There I was, back at the University, getting to know other hairy guys at WJUG meetings, learning about their craft, their interests, and their passions. Encouraged by someone, I went to a conference. Then another. I started attending conferences on regular basis. Actually, I started attending all the Java conferences in Poland. And there are quite a few, I tell you.

Something strange happened. Apart from the technologies, personal experiences, tricks and traps, I learned something completely different. I knew I was getting tired by everyday work, that my energy was much higher after right after holidays, and I’d be much less efficient just before one. I knew I could find myself burned out, one day. I heard a story here and there, in the kitchen, over the coffee table. Someone with a sad look would mention, he has no fun anymore. The job became tiresome. Someone would talk about buying a farm. Or a workshop. Getting out of this line of work.

But at those WJUG meetings, at those conferences, my energy was replenished. The enthusiasm and passion for cool technology, hanging right out in the air, would be contagious. The people, with eyes burning bright for great things they could learn and bring back home… I could feel their hunger for knowledge. And I was back, to my student years again, feeling everything is possible. Not anxious about my future this time.

That was great.

I wanted to help those, who make it happen. To somehow thank them. And I could do that in two ways: either by helping organize, or by sharing what I knew. I prepared a small presentation about Craftsmanship for WJUG, and got a positive feedback. Then I had another, about Spring Security, and another, and so on. Then I answered a call for papers, and got myself speaking at conferences. And it was great too. I joined another great group, Agile Warsaw. I even organized a weekly workshop, here at TouK, to get all the shy people to share, and learn how good it feels.

I have to confess, though. Speaking at conferences is a terrible strain for an anti-social, hairy guy like me. There is so much stress involved. If I wanted to be in spotlights, I wouldn’t become a programmer in the first place. No one digs inside computers, because of love for humanity, I suppose.

Local group meetings, like WJUG, are a completely different story, however. Those are semi-formal, with 50-150 people in an old University assembly hall, with half of them hairy sociopaths in Amiga Forever T-shirts or alike, with beards that would make Richards Stallman proud, swearing like Linus Torvalds when he was thanking Nvidia, and making jokes that would fit right into bash.org, xkcd or the Jargon File. It feels good to be around them. It feels at home.

This is as close to demoscene-kind-of-feeling, as my old ass gets. Preparing a talk for them, apart from motivating me to dig the subject thoroughly, is even better.
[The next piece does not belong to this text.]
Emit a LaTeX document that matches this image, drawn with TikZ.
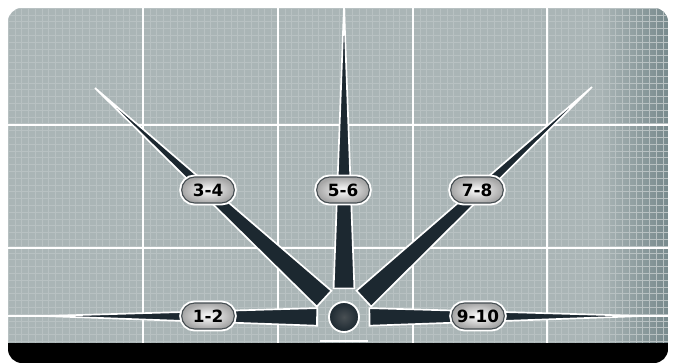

One of the unforeseen consequences of getting out to conferences and meetings, is that you get a lot of cool gadgets. A hat from oracle, a ninja coder from Amazon, an energy drink from Microsoft with Linux/PHP/Ruby all over it, a nerd pistol, tons of T-shirts. I didn’t have to buy a T-shirt for years. Sometimes, you even get a licence or a ticket.

Thanks to WJUG, I have the IntelliJ Idea and JProfiler, both of which are extremely good and handy pieces of software.

And yesterday… well yesterday, I got a ticket for Devoxx in Belgium, saving me a few hundred Euros.

So in case you didn’t already, get your lazy ass out, and join a local technology group, go to conferences, write a blog, share with people. You’ll be surprised by the unforeseen benefits.

Even if you are a hairy sociopath, like me.